16/02/12

Miss Postma

Ogni mattina mi alzo alle sei in punto.
Dal momento in cui metto i piedi per terra a quello in cui esco di casa, impiego sessanta minuti esatti a farmi una doccia, massaggiare delicatamente i capelli per la durata di due shampoo e un balsamo, asciugarmi, truccarmi, vestirmi, dare da mangiare a Patmore, la mia tartaruga di Withmon, fare colazione mentre ascolto le news alla holo tv. Dalle sette alle otto viaggio: dai sobborghi di Capital City all'isola Di San, dove lavoro, la strada non è facile con i mezzi pubblici, e non è diretta. Faccio due cambi e venti minuti di camminata, l'unico esercizio fisico per il quale ho tempo nella giornata. Sui veloci treni sotterranei di Capital City, leggo sul mio tech-reader i romanzi a puntate di Chinelle Lestrade, seguendo le vicende di un'eroina di Jutòu che, durante la guerra, entra nella Flotta Alleata per andare a combattere su Shadetrack, dove il suo fidanzato è stato dato per disperso. Per quaranta minuti esatti vivo l'avventura di Belle Li, finché non arrivo alla mia fermata e dopo, a piedi, al Blue Sun Building.

Lavoro ai piani alti. Quando ho mandato il curriculum per il lavoro di segretaria della nuova vice CEO della sezione locale della Blue Sun, non pensavo che sarei stata presa: quarant'anni sono molti per entrare nel mondo del lavoro, ero inesperta e con una laurea conseguita quasi due decenni fa. Non mi aspettavo neanche che mi facesse il colloquio la stessa vice CEO. Ma le domande erano semplici: è spostata, ha figli? No, e no. Ha intenzione di sposarsi e avere figli? No. Come mai ha deciso di fare domanda per questo posto? Sono molto organizzata. Amo organizzare. Amo mettere ordine nelle cose. Il mio terapista mi ha consigliato di mettere a frutto i miei... problemi psicologici. E' disposta a fare straordinari, anche fino a tardi, regolarmente retribuiti?
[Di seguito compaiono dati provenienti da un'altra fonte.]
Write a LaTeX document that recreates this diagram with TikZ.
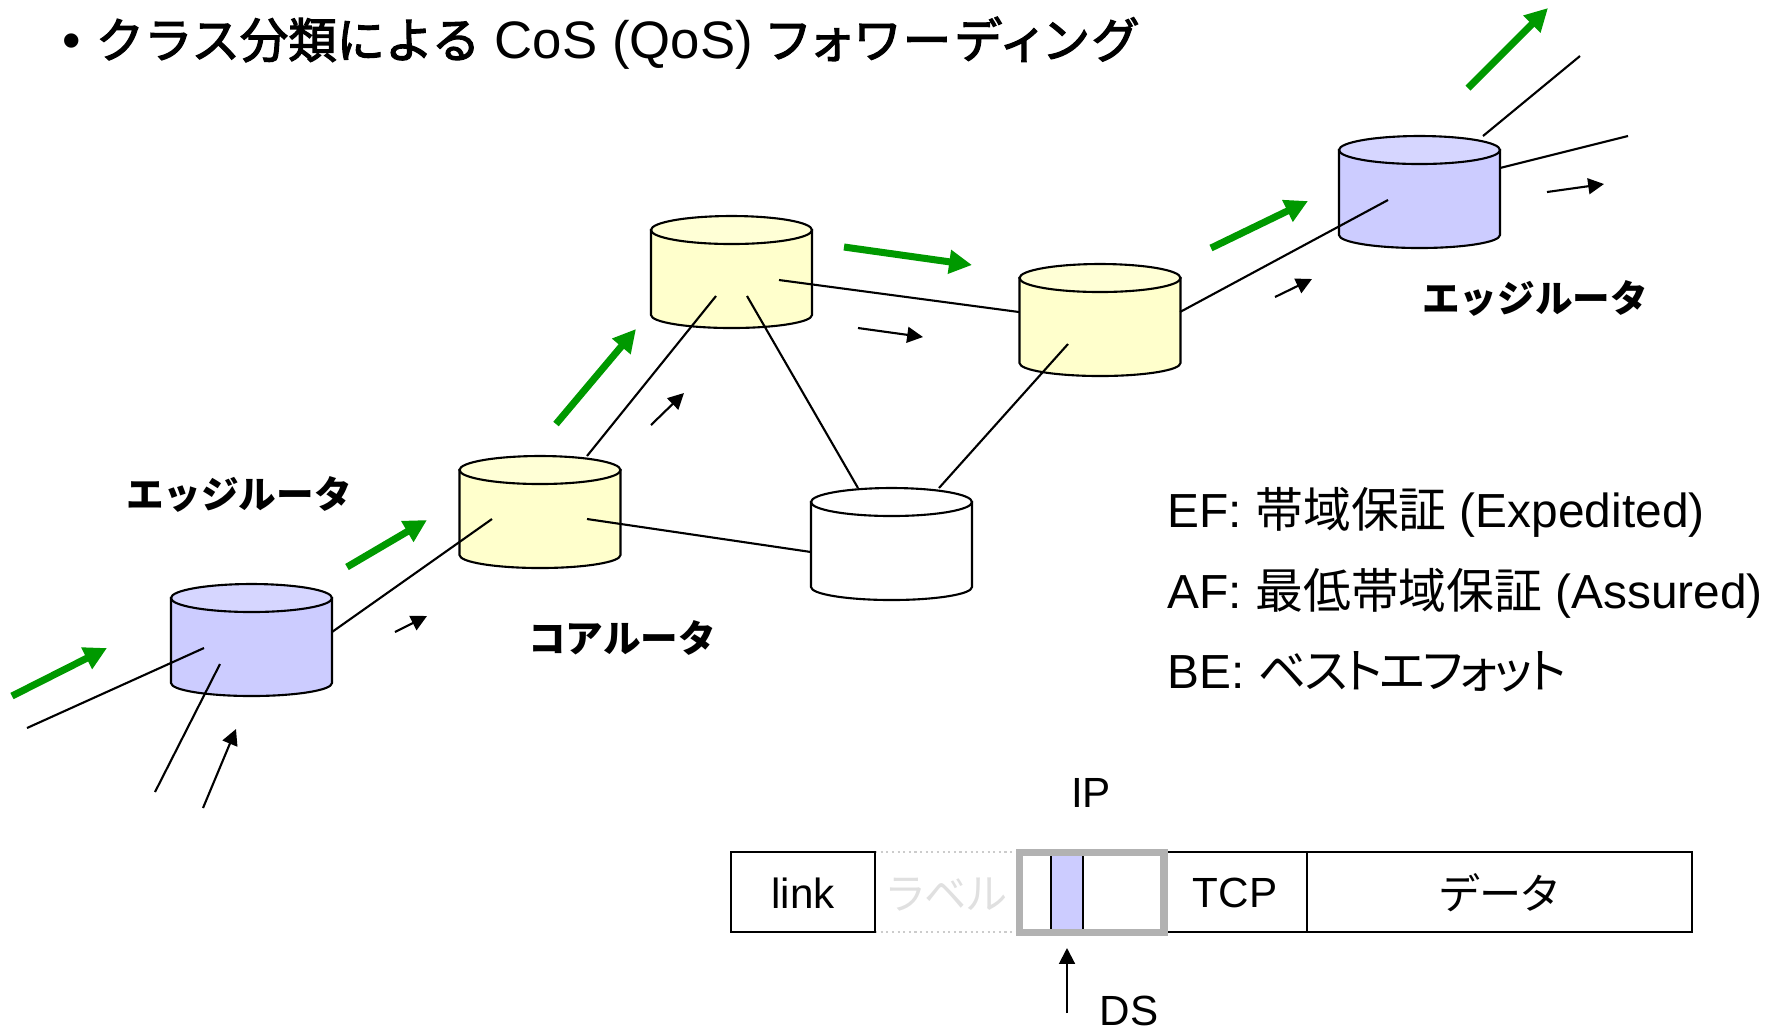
\documentclass[tikz,border=0pt]{standalone}
\usepackage{fontspec}
\setmainfont{Liberation Sans}
\newfontfamily\cjk{Noto Sans CJK JP}
\newfontfamily\cjkp[RawFeature=+palt]{Noto Sans CJK JP}
\newfontfamily\cjkq[RawFeature=+palt,LetterSpace=-5.5]{Noto Sans CJK JP}
\newfontfamily\cjkm[FakeBold=2.5]{Noto Sans CJK JP}
\newfontfamily\cjkn[FakeBold=2.5,RawFeature=+palt,LetterSpace=10]{Noto Sans CJK JP}
\usetikzlibrary{arrows.meta}
\definecolor{routerblue}{HTML}{CCCCFF}
\definecolor{routerbluetop}{HTML}{D6D6FF}
\definecolor{routeryellow}{HTML}{FFFFCC}
\definecolor{routeryellowtop}{HTML}{FFFFD6}
\definecolor{flowgreen}{HTML}{009900}
\tikzset{
  router/.style={draw=black,line width=0.6pt},
  wire/.style={black,line width=0.6pt},
  flow/.style={-{Triangle[length=6.5pt,width=6.5pt]},flowgreen,line width=2pt},
  hop/.style={-{Triangle[length=4.5pt,width=4.5pt]},black,line width=0.6pt},
  caption/.style={font=\fontsize{10.7}{12}\selectfont\cjk\bfseries},
  legend/.style={anchor=base west,inner sep=0pt,font=\fontsize{13.6}{16}\selectfont},
  cell/.style={font=\fontsize{12}{14}\selectfont,inner sep=0pt}
}
\begin{document}
\begin{tikzpicture}[x=0.01cm,y=-0.01cm]
\useasboundingbox (0,0) rectangle (1778,1029);

% title
\node[anchor=base west,inner sep=0pt,font=\fontsize{15}{18}\selectfont] (title) at (62,58)
  {\textbullet\ {\cjkm\fontsize{13.75}{18}\selectfont クラス分類による} CoS (QoS) {\cjkn\fontsize{13.75}{18}\selectfont フォワーディング}};

% routers
\foreach \name/\x/\y/\body/\lid in {edgea/251.5/640/routerblue/routerbluetop,corea/540/512/routeryellow/routeryellowtop,
    coreb/731.5/272/routeryellow/routeryellowtop,corec/1100/320/routeryellow/routeryellowtop,
    cored/891.5/544/white/white,edgeb/1419.5/192/routerblue/routerbluetop} {
  \coordinate (\name) at (\x,\y);
  \draw[router,fill=\body] (\x-80.5,\y-42) -- (\x-80.5,\y+43) arc[start angle=180,end angle=0,x radius=80.5,y radius=13] -- (\x+80.5,\y-42) -- cycle;
  \draw[router,fill=\lid] (\x,\y-42) ellipse [x radius=80.5,y radius=14];
}

\node[caption] (edgealabel) at (239,494) {エッジルータ};
\node[caption] (corelabel) at (622,638) {コアルータ};
\node[caption] (edgeblabel) at (1535,298) {エッジルータ};

% wires
\coordinate (ina) at (27,728);
\coordinate (inaend) at (204,648);
\coordinate (inb) at (155,792);
\coordinate (inbend) at (220,664);
\coordinate (ea) at (332,632);
\coordinate (caa) at (492,519);
\coordinate (cab) at (587,456);
\coordinate (cac) at (587,519);
\coordinate (cba) at (716,296);
\coordinate (cbb) at (779,280);
\coordinate (cbc) at (747,296);
\coordinate (cca) at (1019,312);
\coordinate (ccb) at (1068,344);
\coordinate (ccc) at (1180,312);
\coordinate (cda) at (811,552);
\coordinate (cdb) at (858,488);
\coordinate (cdc) at (939,488);
\coordinate (eba) at (1388,200);
\coordinate (ebb) at (1483,136);
\coordinate (ebc) at (1500,168);
\coordinate (outa) at (1580,56);
\coordinate (outb) at (1628,136);
\foreach \p/\q in {ina/inaend,inb/inbend,ea/caa,cab/cba,cac/cda,cbb/cca,cbc/cdb,cdc/ccb,ccc/eba,ebb/outa,ebc/outb}
  \draw[wire] (\p) -- (\q);

% green arrows
\foreach \xa/\ya/\xb/\yb in {12/696/107/648,347/567/427/520,556/424/636/329,844/247/972/265,1211/248/1308/201,1468/88/1548/8}
  \draw[flow] (\xa,\ya) -- (\xb,\yb);

% small arrows
\foreach \xa/\ya/\xb/\yb in {203/808/236/729,395/632/427/616,651/425/684/393,858/328/923/337,1275/297/1312/279,1547/192/1604/184}
  \draw[hop] (\xa,\ya) -- (\xb,\yb);

% legend
\node[legend] (ef) at (1167,527) {EF: {\cjk 帯域保証} (Expedited)};
\node[legend] (af) at (1167,608) {AF: {\cjk 最低帯域保証} (Assured)};
\node[legend] (be) at (1167,688) {BE: {\cjkq ベストエフォット}};

% packet
\draw[black!20,densely dotted,line width=0.6pt] (875,852) -- (1020,852) (875,932) -- (1020,932);
\draw[black,line width=0.6pt] (731,852) rectangle (875,932);
\draw[black,fill=routerblue,line width=0.6pt] (1051,852) rectangle (1083,932);
\draw[black,line width=0.6pt] (1164,852) rectangle (1307,932);
\draw[black,line width=0.6pt] (1307,852) rectangle (1692,932);
\draw[black!30,line width=2pt] (1019.5,852) rectangle (1164,932);

\node[cell] (link) at (803,893) {link};
\node[cell,black!12] (labelcell) at (947,895) {\cjkp ラベル};
\node[cell] (tcp) at (1235,893) {TCP};
\node[cell] (data) at (1499,893) {\cjkp データ};
\node[cell] (ip) at (1091,793) {IP};
\node[cell,anchor=base] (ds) at (1129,1025) {DS};
\coordinate (dsarrow) at (1067,1013);
\coordinate (dstip) at (1067,948);
\draw[black,-{Triangle[length=4.5pt,width=4.5pt]},line width=0.6pt] (dsarrow) -- (dstip);

\end{tikzpicture}
\end{document}
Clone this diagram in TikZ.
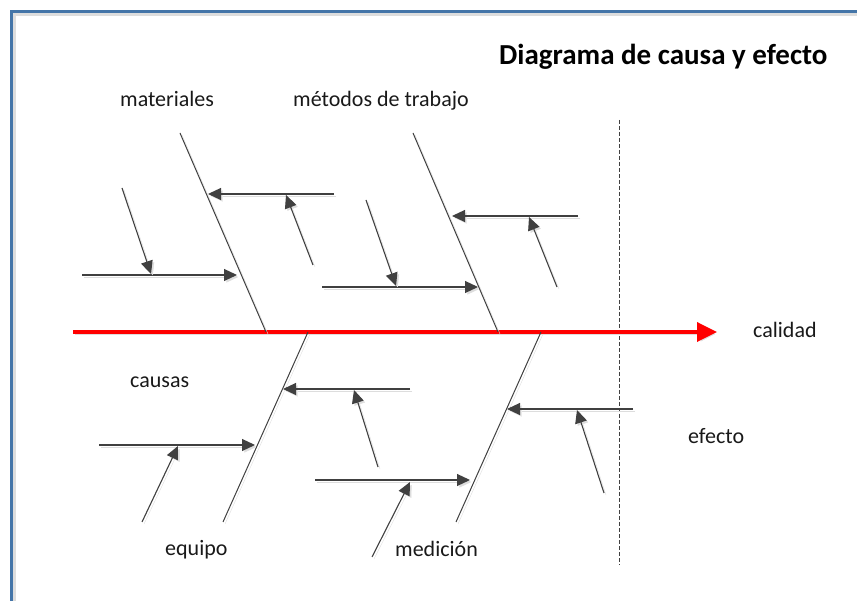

Sì.

A quanto pare a Declan Khan non serviva altro. Mi siedo alla mia scrivania alle otto, spendendo trenta minuti a ripassare l'agenda della giornata. Alle otto e trenta in punto, ogni giorno, arriva lei: col suo passo sostenuto che però non tradisce fretta, lo sguardo distante che sembra guardarmi a malapena. Ogni giorno mi ripete le stesse cose: "Buongiorno miss Postma. Ha dormito bene?"

Io le dico: "Buongiorno miss Khan. Molto bene, la ringrazio per l'interessamento".

Allora lei mi dice: "Cosa abbiamo in programma, oggi?"

Io la seguo nel suo ufficio, mentre si sistema, e le recito la sua agenda. Lei mi ascolta appena, settando il controllo della luminosità della parete vetrata che dà sulla città intera. Aspetta che finisca di parlare dandomi le spalle e unendo le mani dietro la schiena. Poi mi dà disposizioni su ciò che devo fare. Può essere: "chiami di nuovo Hall Point per il trasferimento dei corpi", oppure "mi passi sul deck gli indirizzi di tutti i membri del CDA", o anche "tra due ore mi convochi i responsabili del settore vendite nella sala meeting". Io segno tutto rapidamente, e quando ho finito la lunga lista le chiedo: "c'è altro, miss Khan?".

"Sì, non mi disturbi fino alle nove, per cortesia".

E così faccio. Esco chiudendomi la porta alle spalle, lasciandola contemplare Capital City con gli occhi di una tigre che studia la sua preda.